STATED PROBLEM> What are the lines from the one with "Emit a LaTeX" through the one with "-- (293,485) ..", inclusive? Output them exactly, and leave out the pictures.

AVAILABLE DATA>
##########
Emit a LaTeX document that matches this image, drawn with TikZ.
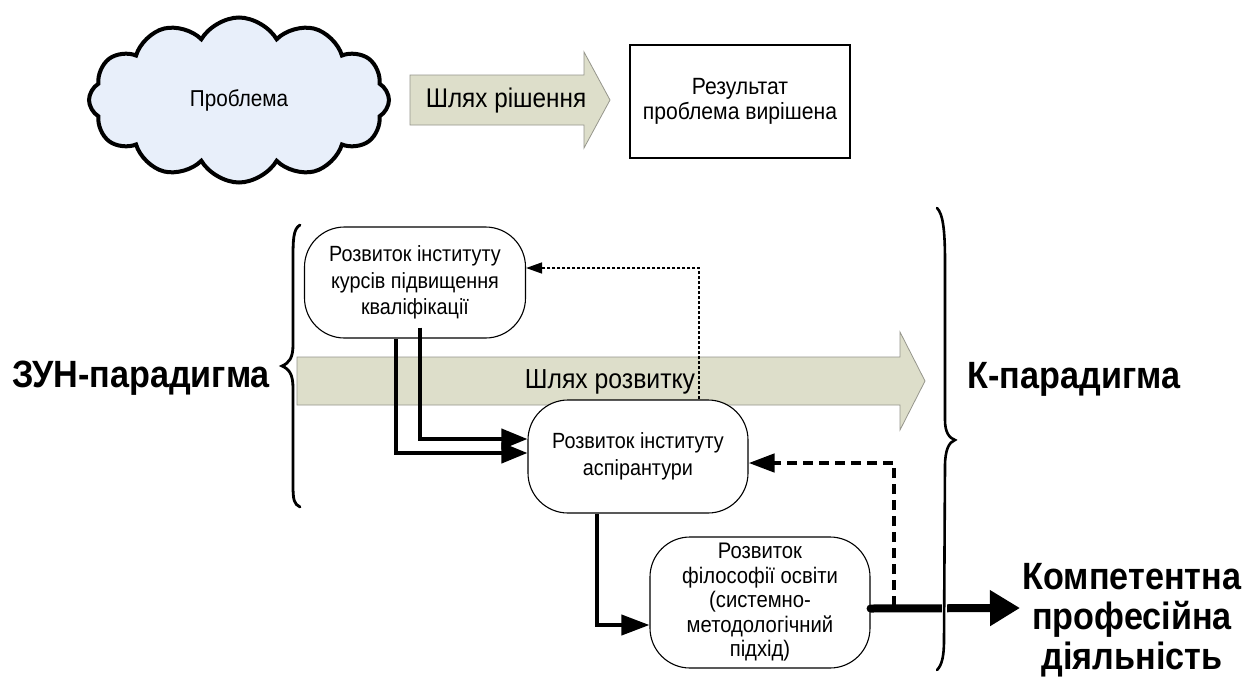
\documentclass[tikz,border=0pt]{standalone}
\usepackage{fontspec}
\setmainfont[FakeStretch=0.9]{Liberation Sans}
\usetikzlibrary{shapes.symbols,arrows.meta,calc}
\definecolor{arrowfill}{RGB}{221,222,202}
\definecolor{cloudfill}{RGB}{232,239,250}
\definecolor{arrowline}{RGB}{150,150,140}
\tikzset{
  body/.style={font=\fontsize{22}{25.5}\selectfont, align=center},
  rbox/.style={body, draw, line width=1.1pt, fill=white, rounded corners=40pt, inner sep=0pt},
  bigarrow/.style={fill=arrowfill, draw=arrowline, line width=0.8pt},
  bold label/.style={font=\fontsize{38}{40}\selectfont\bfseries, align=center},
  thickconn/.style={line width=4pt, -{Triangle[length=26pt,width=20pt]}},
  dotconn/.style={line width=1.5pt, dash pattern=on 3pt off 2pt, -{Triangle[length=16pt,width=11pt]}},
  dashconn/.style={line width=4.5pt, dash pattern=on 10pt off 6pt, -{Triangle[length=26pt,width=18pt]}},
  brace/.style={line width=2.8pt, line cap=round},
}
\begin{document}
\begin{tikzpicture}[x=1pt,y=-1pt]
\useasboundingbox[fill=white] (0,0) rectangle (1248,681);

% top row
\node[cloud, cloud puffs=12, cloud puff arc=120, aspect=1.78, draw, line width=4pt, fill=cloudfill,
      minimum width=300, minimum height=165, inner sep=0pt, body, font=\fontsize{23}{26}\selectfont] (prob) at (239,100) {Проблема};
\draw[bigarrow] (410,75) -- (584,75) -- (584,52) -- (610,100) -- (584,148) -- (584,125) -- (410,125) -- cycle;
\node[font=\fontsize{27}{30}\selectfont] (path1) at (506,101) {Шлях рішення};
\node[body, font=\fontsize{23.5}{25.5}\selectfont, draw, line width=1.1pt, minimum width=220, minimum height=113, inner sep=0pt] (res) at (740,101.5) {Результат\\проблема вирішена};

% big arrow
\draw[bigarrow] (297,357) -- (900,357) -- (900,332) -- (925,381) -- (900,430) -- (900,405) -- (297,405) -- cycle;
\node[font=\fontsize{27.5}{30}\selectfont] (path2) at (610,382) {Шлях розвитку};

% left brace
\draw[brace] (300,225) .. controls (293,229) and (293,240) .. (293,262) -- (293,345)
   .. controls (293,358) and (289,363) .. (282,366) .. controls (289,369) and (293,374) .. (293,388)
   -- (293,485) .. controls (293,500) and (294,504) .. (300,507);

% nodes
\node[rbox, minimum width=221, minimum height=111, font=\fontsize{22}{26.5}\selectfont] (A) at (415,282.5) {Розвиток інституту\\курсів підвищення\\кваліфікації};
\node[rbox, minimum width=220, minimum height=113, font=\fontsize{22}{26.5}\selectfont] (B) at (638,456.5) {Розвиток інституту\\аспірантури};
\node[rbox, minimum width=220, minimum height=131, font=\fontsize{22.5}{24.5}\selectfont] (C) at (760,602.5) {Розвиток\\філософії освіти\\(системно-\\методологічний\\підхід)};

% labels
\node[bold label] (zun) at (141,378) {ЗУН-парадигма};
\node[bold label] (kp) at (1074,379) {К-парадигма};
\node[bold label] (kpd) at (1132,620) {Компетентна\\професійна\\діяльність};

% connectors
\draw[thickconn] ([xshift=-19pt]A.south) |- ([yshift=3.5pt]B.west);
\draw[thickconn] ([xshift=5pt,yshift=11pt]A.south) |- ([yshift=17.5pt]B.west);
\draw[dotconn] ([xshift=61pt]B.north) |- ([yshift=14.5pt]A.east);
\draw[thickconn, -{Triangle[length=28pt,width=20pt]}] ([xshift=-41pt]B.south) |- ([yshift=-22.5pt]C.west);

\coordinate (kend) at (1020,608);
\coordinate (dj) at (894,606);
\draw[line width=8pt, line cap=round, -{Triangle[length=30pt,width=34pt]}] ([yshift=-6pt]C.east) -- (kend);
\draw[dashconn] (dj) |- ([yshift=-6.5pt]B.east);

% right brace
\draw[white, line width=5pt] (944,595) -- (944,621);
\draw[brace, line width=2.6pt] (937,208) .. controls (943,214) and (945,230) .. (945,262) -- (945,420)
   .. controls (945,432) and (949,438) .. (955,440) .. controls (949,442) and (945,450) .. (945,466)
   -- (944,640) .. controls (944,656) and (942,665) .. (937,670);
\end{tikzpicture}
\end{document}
##########
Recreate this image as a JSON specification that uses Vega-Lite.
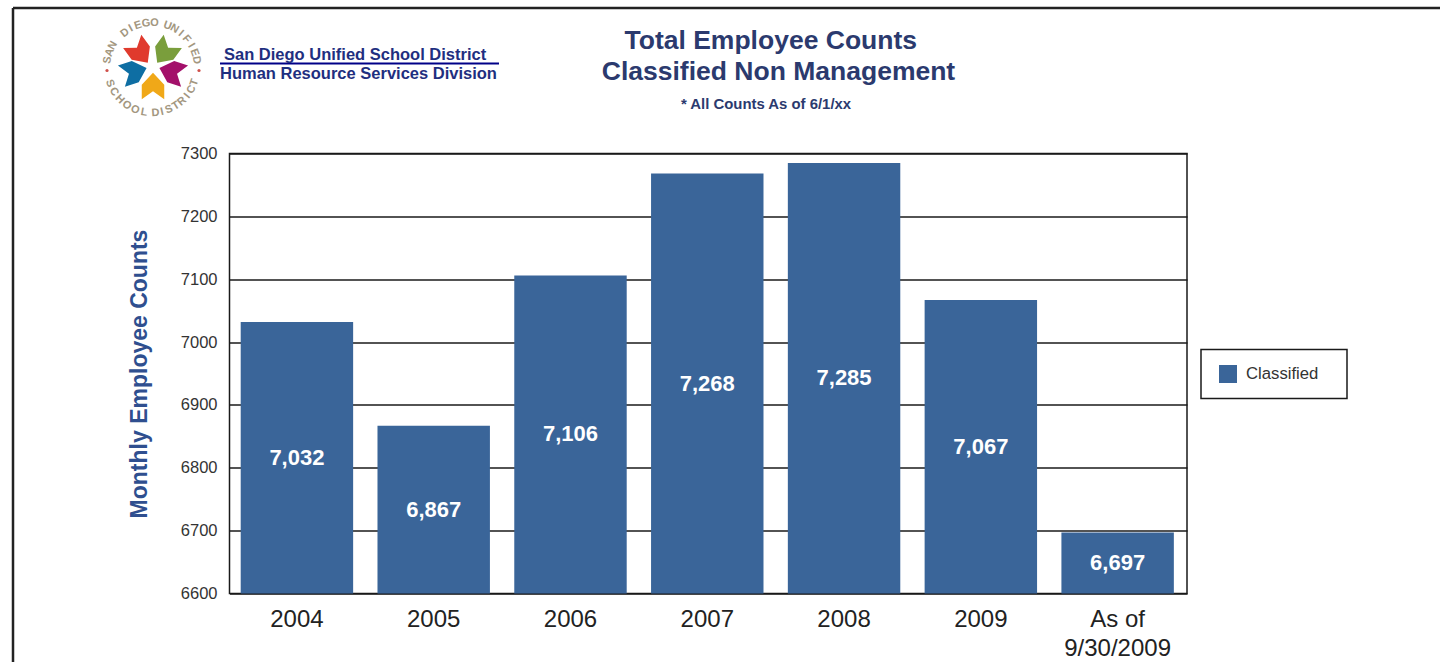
##########
ANSWER TO THE PROBLEM>
Emit a LaTeX document that matches this image, drawn with TikZ.
\documentclass[tikz,border=0pt]{standalone}
\usepackage{fontspec}
\setmainfont[FakeStretch=0.9]{Liberation Sans}
\usetikzlibrary{shapes.symbols,arrows.meta,calc}
\definecolor{arrowfill}{RGB}{221,222,202}
\definecolor{cloudfill}{RGB}{232,239,250}
\definecolor{arrowline}{RGB}{150,150,140}
\tikzset{
  body/.style={font=\fontsize{22}{25.5}\selectfont, align=center},
  rbox/.style={body, draw, line width=1.1pt, fill=white, rounded corners=40pt, inner sep=0pt},
  bigarrow/.style={fill=arrowfill, draw=arrowline, line width=0.8pt},
  bold label/.style={font=\fontsize{38}{40}\selectfont\bfseries, align=center},
  thickconn/.style={line width=4pt, -{Triangle[length=26pt,width=20pt]}},
  dotconn/.style={line width=1.5pt, dash pattern=on 3pt off 2pt, -{Triangle[length=16pt,width=11pt]}},
  dashconn/.style={line width=4.5pt, dash pattern=on 10pt off 6pt, -{Triangle[length=26pt,width=18pt]}},
  brace/.style={line width=2.8pt, line cap=round},
}
\begin{document}
\begin{tikzpicture}[x=1pt,y=-1pt]
\useasboundingbox[fill=white] (0,0) rectangle (1248,681);

% top row
\node[cloud, cloud puffs=12, cloud puff arc=120, aspect=1.78, draw, line width=4pt, fill=cloudfill,
      minimum width=300, minimum height=165, inner sep=0pt, body, font=\fontsize{23}{26}\selectfont] (prob) at (239,100) {Проблема};
\draw[bigarrow] (410,75) -- (584,75) -- (584,52) -- (610,100) -- (584,148) -- (584,125) -- (410,125) -- cycle;
\node[font=\fontsize{27}{30}\selectfont] (path1) at (506,101) {Шлях рішення};
\node[body, font=\fontsize{23.5}{25.5}\selectfont, draw, line width=1.1pt, minimum width=220, minimum height=113, inner sep=0pt] (res) at (740,101.5) {Результат\\проблема вирішена};

% big arrow
\draw[bigarrow] (297,357) -- (900,357) -- (900,332) -- (925,381) -- (900,430) -- (900,405) -- (297,405) -- cycle;
\node[font=\fontsize{27.5}{30}\selectfont] (path2) at (610,382) {Шлях розвитку};

% left brace
\draw[brace] (300,225) .. controls (293,229) and (293,240) .. (293,262) -- (293,345)
   .. controls (293,358) and (289,363) .. (282,366) .. controls (289,369) and (293,374) .. (293,388)
   -- (293,485) .. controls (293,500) and (294,504) .. (300,507);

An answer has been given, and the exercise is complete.